Do Electric Cars Get Used Less?
On a cost-per-mile basis, electric cars can cost substantially less than gasoline cars to operate, but a recent study shows that most electric cars are driven much less than the average gasoline car. iSeeCars, a data research company that tracks car deals and trends, analyzed data from over 860,000 vehicles to determine how far EVs were being driven over three years – and compared that data to internal combustion engine (ICE) vehicles. On average, an electric car gets driven almost 29 percent less than a gas car annually.
What are the Most Driven Electric Cars?
Some electric cars get driven more than others. Tesla vehicles are the most-driven EVs, with the Model S, Model X, Model 3, and Model Y all covering above-average mileage.
- The Model X, Tesla’s largest vehicle, with three rows of seating, is the most-driven EV in America, averaging 10,378 miles per year; it has an average EPA range estimate of 341 miles
- The Tesla Model Y averages 10,199 miles per year, and has an average EPA range estimate of 316 miles
- The Tesla Model 3 averages 9,960 miles a year, and has an average EPA range estimate of 279 miles
- The Tesla Model S averages 9,340 miles a year, and has an average EPA range estimate of 378 miles
Because Tesla vehicles represent such a huge part of the overall electric car population, every other model logged lower-than-average mileage. The Hyundai Kona Electric, Chevrolet Bolt, Audi E-Tron Sportback, Jaguar i-Pace, Hyundai Ioniq, Kia Niro Electric, and Nissan Leaf, logged between 8,260 and 6,395 miles a year on average. The least-driven electric vehicle is the Porsche Taycan, a powerful, sporty sedan, which averages just 4,846 miles a year – half as much as the similarly-sized Tesla Model S.
How Does Range Affect EV Usage?
Interestingly, iSeeCars saw a correlation between the EPA estimated range and the number of miles driven annually – perhaps reflecting the phenomenon of range anxiety. Indeed, iSeeCars actually tried to quantify how much range anxiety affects the number of average miles driven.
Said iSeeCars’ executive analyst Karl Brauer: “Looking at 3-year-old electric cars, we see EV owners willing to drive an additional 23 miles per year for every additional mile of range their vehicle offers. That means EVs, on average, need an additional 161 miles of range to get them to the 12,578-mile annual driving distance we see from traditional, gasoline-powered vehicles.”
All of which means that in order for Americans to drive the same average annual distance in an EV that they would in a gasoline vehicle, their EV would need a range of about 440 miles. Which, iSeeCars says, is almost the exact average range for three-year-old gasoline vehicles, which have an average EPA rating of 24.7 mpg, and an average fuel tank capacity of 18 gallons.
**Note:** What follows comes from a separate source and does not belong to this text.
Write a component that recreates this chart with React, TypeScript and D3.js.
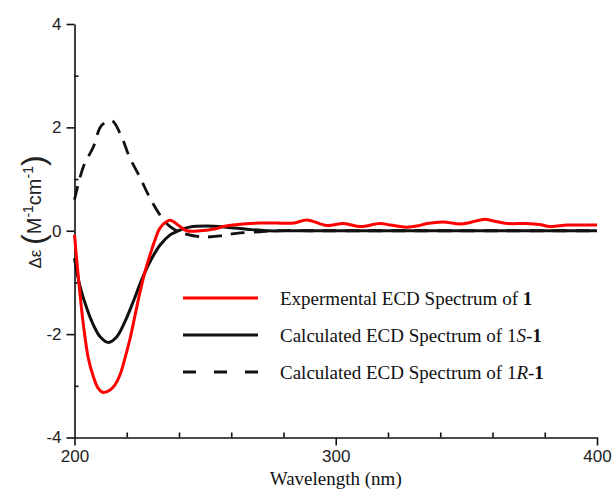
import React, { useEffect, useRef } from "react";
import * as d3 from "d3";

// Experimental ECD spectrum (red)
const expWl = [200, 201.4, 203.4, 205.3, 207.2, 209.1, 211, 213.6, 215.5, 217.4, 219.3, 221.3, 223.2, 225.1, 227, 228.9, 230.8, 232.7, 235, 237, 240.4, 243, 248, 253, 258, 264.6, 271, 277.5, 284, 289, 296.6, 303, 309.4, 317, 321, 327, 331, 335, 341, 347.7, 351.5, 356.6, 360.5, 365.6, 373, 378, 382, 388.6, 395, 400];
const expVal = [-0.08, -0.86, -1.82, -2.47, -2.82, -3.05, -3.13, -3.08, -2.98, -2.79, -2.47, -2.08, -1.63, -1.18, -0.79, -0.47, -0.18, 0.05, 0.17, 0.2, 0.08, 0.0, 0.0, 0.03, 0.09, 0.13, 0.15, 0.15, 0.15, 0.21, 0.1, 0.14, 0.08, 0.14, 0.11, 0.07, 0.09, 0.14, 0.17, 0.13, 0.16, 0.22, 0.19, 0.14, 0.14, 0.12, 0.08, 0.11, 0.11, 0.11];

// Calculated 1S (black solid)
const calcSWl = [200, 202, 204.7, 207.2, 209.8, 213, 216.2, 219.3, 222.5, 225.7, 228.9, 232.7, 236.6, 239.7, 244, 250.6, 258, 266, 273.6, 285, 300, 350, 400];
const calcSVal = [-0.53, -1.05, -1.5, -1.82, -2.05, -2.16, -2.05, -1.76, -1.37, -0.95, -0.6, -0.28, -0.08, 0.0, 0.07, 0.09, 0.07, 0.03, 0.0, 0.0, 0.0, 0.0, 0.0];

// Calculated 1R (black dashed)
const calcRWl = [200, 203.4, 207.2, 210.4, 214.3, 218, 221, 225, 228.3, 232.8, 236.6, 241.7, 249.4, 255.7, 262, 271, 277, 290, 320, 360, 400];
const calcRVal = [0.6, 1.24, 1.62, 2.04, 2.13, 1.82, 1.43, 1.04, 0.69, 0.3, 0.08, -0.05, -0.12, -0.1, -0.05, -0.02, 0.0, 0.0, 0.0, 0.0, 0.0];

const xMajor = [200, 300, 400];
const xMinor = [220, 240, 260, 280, 320, 340, 360, 380];
const yMajor = [-4, -2, 0, 2, 4];
const yMinor = [-3, -1, 1, 3];

const App = () => {
  const ref = useRef<SVGSVGElement>(null);

  useEffect(() => {
    const svg = d3.select(ref.current);
    svg.selectAll("*").remove();

    const x = d3.scaleLinear().domain([200, 400]).range([74.5, 597]);
    const y = d3.scaleLinear().domain([-4, 4]).range([437.5, 24]);

    const tickFont = "'Liberation Sans', Arial, sans-serif";
    const fmt = (d: any) => String(d);

    // Y axis, major ticks outward
    const yAx = svg
      .append("g")
      .attr("transform", `translate(${x(200)},0)`)
      .call(d3.axisLeft(y).tickValues(yMajor).tickFormat(fmt).tickSize(8).tickSizeOuter(0).tickPadding(5));
    // Y minor ticks inward
    svg
      .append("g")
      .attr("transform", `translate(${x(200)},0)`)
      .call(d3.axisRight(y).tickValues(yMinor).tickSize(4).tickFormat(() => ""))
      .select(".domain")
      .remove();

    // X axis, major down, minor up
    const xAx = svg
      .append("g")
      .attr("transform", `translate(0,${y(-4)})`)
      .call(d3.axisBottom(x).tickValues(xMajor).tickFormat(fmt).tickSize(8).tickSizeOuter(0).tickPadding(4));
    svg
      .append("g")
      .attr("transform", `translate(0,${y(-4)})`)
      .call(d3.axisTop(x).tickValues(xMinor).tickSize(5).tickFormat(() => ""))
      .select(".domain")
      .remove();

    [yAx, xAx].forEach((g) => {
      g.selectAll("text").attr("font-size", 17).attr("font-family", tickFont).attr("fill", "#222");
    });
    svg.selectAll(".domain, .tick line").attr("stroke", "#111").attr("stroke-width", 1.6);

    const line = (wl: number[], vals: number[]) =>
      d3
        .line<number>()
        .x((_, i) => x(wl[i]))
        .y((d) => y(d))
        .curve(d3.curveCatmullRom)(vals);

    svg
      .append("path")
      .attr("d", line(calcRWl, calcRVal))
      .attr("fill", "none")
      .attr("stroke", "#111")
      .attr("stroke-width", 2.8)
      .attr("stroke-dasharray", "14,9");
    svg
      .append("path")
      .attr("d", line(calcSWl, calcSVal))
      .attr("fill", "none")
      .attr("stroke", "#111")
      .attr("stroke-width", 3);
    svg
      .append("path")
      .attr("d", line(expWl, expVal))
      .attr("fill", "none")
      .attr("stroke", "#ff0000")
      .attr("stroke-width", 3);

    // Legend
    const legendItems = [
      { color: "#ff0000", dash: null, parts: [["Expermental ECD Spectrum of ", ""], ["1", "bold"]] },
      { color: "#111", dash: null, parts: [["Calculated ECD Spectrum of 1", ""], ["S", "italic"], ["-", ""], ["1", "bold"]] },
      { color: "#111", dash: "13,18", parts: [["Calculated ECD Spectrum of 1", ""], ["R", "italic"], ["-", ""], ["1", "bold"]] },
    ];
    const ly = [298, 335, 372];
    legendItems.forEach((item, i) => {
      svg
        .append("line")
        .attr("x1", 183)
        .attr("x2", 258)
        .attr("y1", ly[i])
        .attr("y2", ly[i])
        .attr("stroke", item.color)
        .attr("stroke-width", 3)
        .attr("stroke-dasharray", item.dash);
      const t = svg
        .append("text")
        .attr("x", 280)
        .attr("y", ly[i] + 7)
        .attr("font-family", "'Liberation Serif', 'Times New Roman', serif")
        .attr("font-size", 19)
        .attr("fill", "#111");
      item.parts.forEach(([s, st]) => {
        const sp = t.append("tspan").text(s);
        if (st === "bold") sp.attr("font-weight", "bold");
        if (st === "italic") sp.attr("font-style", "italic");
      });
    });

    // X label
    svg
      .append("text")
      .attr("x", x(300))
      .attr("y", 485)
      .attr("text-anchor", "middle")
      .attr("font-family", "'Liberation Serif', 'Times New Roman', serif")
      .attr("font-size", 19)
      .attr("fill", "#111")
      .text("Wavelength (nm)");

    // Y label
    const yl = svg
      .append("text")
      .attr("transform", "translate(41,212) rotate(-90)")
      .attr("text-anchor", "middle")
      .attr("font-family", tickFont)
      .attr("fill", "#222");
    yl.append("tspan").attr("font-size", 17).text("Δε ");
    yl.append("tspan").attr("font-size", 32).attr("dy", 3).text("(");
    yl.append("tspan").attr("font-size", 20).attr("dy", -3).text("M");
    yl.append("tspan").attr("font-size", 14).attr("dy", -8).text("-1");
    yl.append("tspan").attr("font-size", 20).attr("dy", 8).text("cm");
    yl.append("tspan").attr("font-size", 14).attr("dy", -8).text("-1");
    yl.append("tspan").attr("font-size", 32).attr("dy", 11).text(")");
  }, []);

  return (
    <svg
      ref={ref}
      width={612}
      height={490}
      style={{ position: "absolute", left: 0, top: 0, background: "#fff" }}
    />
  );
};

export default App;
Range Anxiety: Not Relevant in Real World Use
Real-world use suggests that these EV drivers shouldn’t really be feeling range anxiety, particularly if they are able to charge at home. The Department of Transportation’s most recent household travel survey suggests that the average car trip is less than 10 miles, and less than 10 percent of car trips are more than 30 miles, and only 1 percent of car trips are more than 90 miles. Even at double that distance, almost every EV on the market has more than enough range to cover those use cases.
Why the lower mileage then? While operating costs for EVs might be low, it’s safe to say that range anxiety remains a factor in how drivers use their vehicles. As studies have shown, drivers still have concerns about access to public charging. Even when public charging is available, the time it takes to “refuel” an EV is still a lot longer than filling an ICE car with gas.